Tip IV Varis;, cilt altındaki 4 mm’den büyük görünür tüm damarlara verilen isimdir. Büyük ve küçük safen toplar damarlarda görülen tipine trunkal, diğerlerine non-trunkal varisler denilir.

Korunma yöntemleri:

  • Seyahat, oturma gibi baldır kas pompasının çalışmadığı durumlarda eksersizler ve kompresyon çoraplarıyla kan hareketinin sağlanması.
  • Düzenli eksersiz yapmak (özellikle yüzme, aerobik, koşu, yürüyüş bantları vb.)
  • Bacakları kalp seviyesinden yukarı kaldırarak bacak kan dolaşımına yardımcı olmak.
  • Aşırı sıcaktan ( hamam, sauna vb) sakınmak.
  • Gebelik sırasında eksersiz ve özel olarak tasarlanmış varis çoraplarını kullanmak.
  • Sağlığınız için aşırı kilolardan, sigara, alkol ve düzensiz hayat şeklinden uzak kalmak.
  • Bacakların üst kısmını sıkan giysiler giymemek.
  • Basınç ölçümü yapılmış varis çorabınızı doktorunuzun tavsiyelerine uygun olarak kullanmak

VARİS TANI KONMASI:

Varisli hastalarda renkli Doppler ultrasound kullanılarak Hastalığın gelişmesinde önemli rolü olan femoral ve popliteal junctionda (kavşak) bulunan kapakçıkların ayrıntılı olarak incelenmesi yapılır,

VARİSLİ DAMARIN TİPİNE GÖRE TEDAVİ SEÇENEKLERİ:

Hastaların çoğunda değişik tipte varisli damar aynı anda bulunduğundan, tedavi planlanması sırasında damar tipine göre farklı tedavi yöntemleri bir arada kullanılır. Varisli damar tipine göre uygulanan tedavi yöntemleri:

Tip I-II  kılcal damarlar; lazer , mikrosclerotherapy

Tip III retiküler venler; sclerotherapy, hook flebektomi.

Tip IV varis;   Cerrahi, olarak damarların bağlanması veya çıkarılması, hook flebektomi, köpük ile sclerotherapy,  Sclerotherapy, radyofrekans, endovenous lazerdir.
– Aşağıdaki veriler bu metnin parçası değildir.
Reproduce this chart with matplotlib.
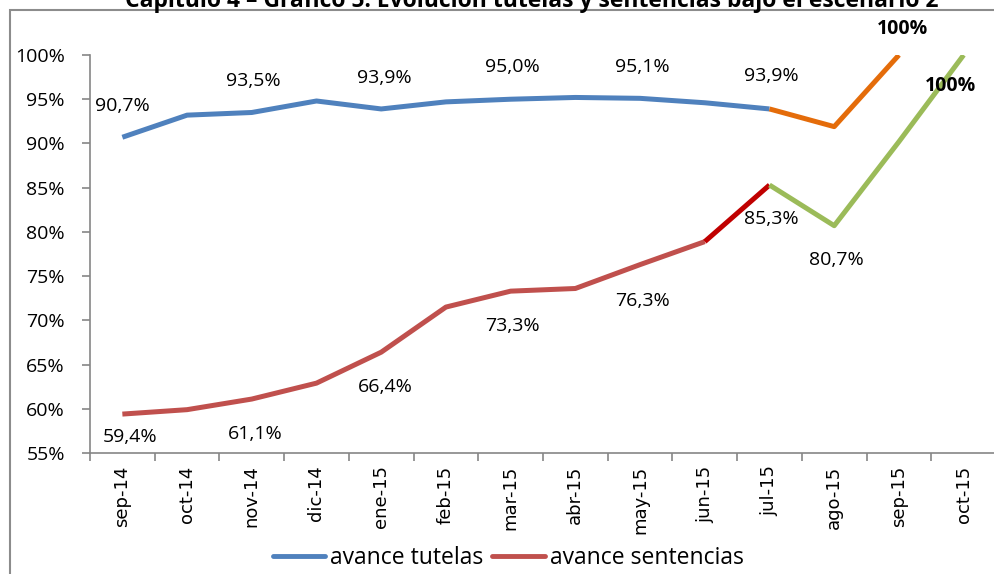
import matplotlib
matplotlib.use("Agg")
import matplotlib.pyplot as plt
from matplotlib.patches import Rectangle
from matplotlib.ticker import FixedLocator, FuncFormatter

# categories
meses = ['sep-14', 'oct-14', 'nov-14', 'dic-14', 'ene-15', 'feb-15', 'mar-15',
         'abr-15', 'may-15', 'jun-15', 'jul-15', 'ago-15', 'sep-15', 'oct-15']

# observed values (sep-14 .. jul-15)
tutelas = [90.7, 93.2, 93.5, 94.8, 93.9, 94.7, 95.0, 95.2, 95.1, 94.6, 93.9]
sentencias = [59.4, 59.9, 61.1, 62.9, 66.4, 71.5, 73.3, 73.6, 76.3, 78.9, 85.3]

# projections (jul-15 onwards)
tutelas_proy = [93.9, 91.9, 100.0]
sentencias_proy = [85.3, 80.7, 90.2, 100.0]

yticks = [55, 60, 65, 70, 75, 80, 85, 90, 95, 100]

c_blue = '#4F81BD'
c_red = '#C0504D'
c_dark = '#C00000'
c_orange = '#E46C0A'
c_green = '#9BBB59'
c_axis = '#868686'
lw = 3.6

fig = plt.figure(figsize=(9.95, 5.74), dpi=100)
ax = fig.add_axes([90 / 995, 121 / 574, 906 / 995, 398 / 574])

x_obs = list(range(len(tutelas)))
x_proy_t = list(range(len(tutelas) - 1, len(tutelas) - 1 + len(tutelas_proy)))
x_proy_s = list(range(len(sentencias) - 1, len(sentencias) - 1 + len(sentencias_proy)))

ax.plot(x_obs, tutelas, color=c_blue, lw=lw, solid_capstyle='butt', label='avance tutelas')
ax.plot(x_obs[:-1], sentencias[:-1], color=c_red, lw=lw, solid_capstyle='butt', label='avance sentencias')
ax.plot(x_obs[-2:], sentencias[-2:], color=c_dark, lw=lw, solid_capstyle='butt')
ax.plot(x_proy_t, tutelas_proy, color=c_orange, lw=lw, solid_capstyle='butt')
ax.plot(x_proy_s, sentencias_proy, color=c_green, lw=lw, solid_capstyle='butt')

# data labels: (x index, value, dx px, dy px)
lab_font = dict(family='Open Sans', fontsize=14)
etiquetas = [
    (0, tutelas[0], 0, 31),
    (2, tutelas[2], 2, 31),
    (4, tutelas[4], 3, 31),
    (6, tutelas[6], 2, 32),
    (8, tutelas[8], 2, 31),
    (10, tutelas[10], 2, 33),
    (0, sentencias[0], 8, -23),
    (2, sentencias[2], 3, -35),
    (4, sentencias[4], 4, -35),
    (6, sentencias[6], 2, -35),
    (8, sentencias[8], 2, -36),
    (10, sentencias[10], 2, -34),
    (11, sentencias_proy[1], 2, -34),
]
for xi, v, dx, dy in etiquetas:
    ax.annotate(f'{v:.1f}%'.replace('.', ','), (xi, v), xytext=(dx * 0.72, dy * 0.72),
                textcoords='offset points', ha='center', va='center', **lab_font)

ax.annotate('100%', (12, tutelas_proy[2]), xytext=(4 * 0.72, 26 * 0.72),
            textcoords='offset points', ha='center', va='center',
            family='Open Sans', fontsize=14, fontweight='bold', annotation_clip=False)
ax.annotate('100%', (13, sentencias_proy[3]), xytext=(-13 * 0.72, -31 * 0.72),
            textcoords='offset points', ha='center', va='center',
            family='Open Sans', fontsize=14, fontweight='bold', annotation_clip=False)

ax.set_xlim(-0.5, len(meses) - 0.5)
ax.set_ylim(55, 100)
ax.yaxis.set_major_locator(FixedLocator(yticks))
ax.yaxis.set_major_formatter(FuncFormatter(lambda v, p: f'{v:.0f}%'))

ax.set_xticks([i - 0.5 for i in range(len(meses) + 1)])
ax.set_xticklabels([])
ax.set_xticks(range(len(meses)), minor=True)
ax.set_xticklabels(meses, minor=True, rotation=90, family='DejaVu Sans', fontsize=13)
ax.tick_params(axis='x', which='major', length=6, color=c_axis, width=1.2)
ax.tick_params(axis='x', which='minor', length=0, pad=9)
ax.tick_params(axis='y', length=6, color=c_axis, width=1.2, pad=12)
for t in ax.get_yticklabels():
    t.set_family('Open Sans')
    t.set_fontsize(14)

for s in ['top', 'right']:
    ax.spines[s].set_visible(False)
for s in ['left', 'bottom']:
    ax.spines[s].set_color(c_axis)
    ax.spines[s].set_linewidth(1.2)

# outer chart frame (cut by the image edges)
fig.add_artist(Rectangle((10 / 995, -0.2), 1.2, 1.2 - 10 / 574, transform=fig.transFigure,
                         fill=False, edgecolor='#8c8c8c', lw=1.5))

# title sits above the visible area, as in the source image
fig.text(532 / 995, 1 - 7 / 574,
         'Capítulo 4 – Gráfico 5. Evolución tutelas y sentencias bajo el escenario 2',
         ha='center', va='baseline', family='Open Sans', fontweight='bold', fontsize=16.5)

leg = fig.legend(handles=ax.get_lines()[:2], loc='center', bbox_to_anchor=(508 / 995, 1 - 558 / 574),
                 ncol=2, frameon=False, prop={'family': 'Open Sans', 'size': 16.5},
                 handlelength=2.3, handletextpad=0.2, columnspacing=0.4)
for h in leg.get_lines():
    h.set_linewidth(3.5)
    h.set_solid_capstyle('round')

fig.savefig('out.png', dpi=100)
Lazer ile Varis tedavisi: Lazer teknolojisi, ışığın değişik dalga boylarında gösterdiği farklılıklardan yararlanarak istenilen doku derinliğinde ısı enerjisine dönüşmesine dayanır. Lazer enerjisinin kılcal damarların tedavisinde kullanılmasının temelini, kırmızı renkte oksijen taşıyan hücreler tarafından ışığın emilerek ısıya dönüşmesi oluşturur. Ortaya çıkan ısı damar içinde pıhtı oluşmasına ve böylece damarın tıkanarak küçülmesine  dolayısıyla kaybolmasına  neden olur. Lazer merkezimizde, Tip I Telenjektazi veTip II venülektazi  lezyonları lazer uygulaması ile kalıcı olarak  tedavi edilmektedir.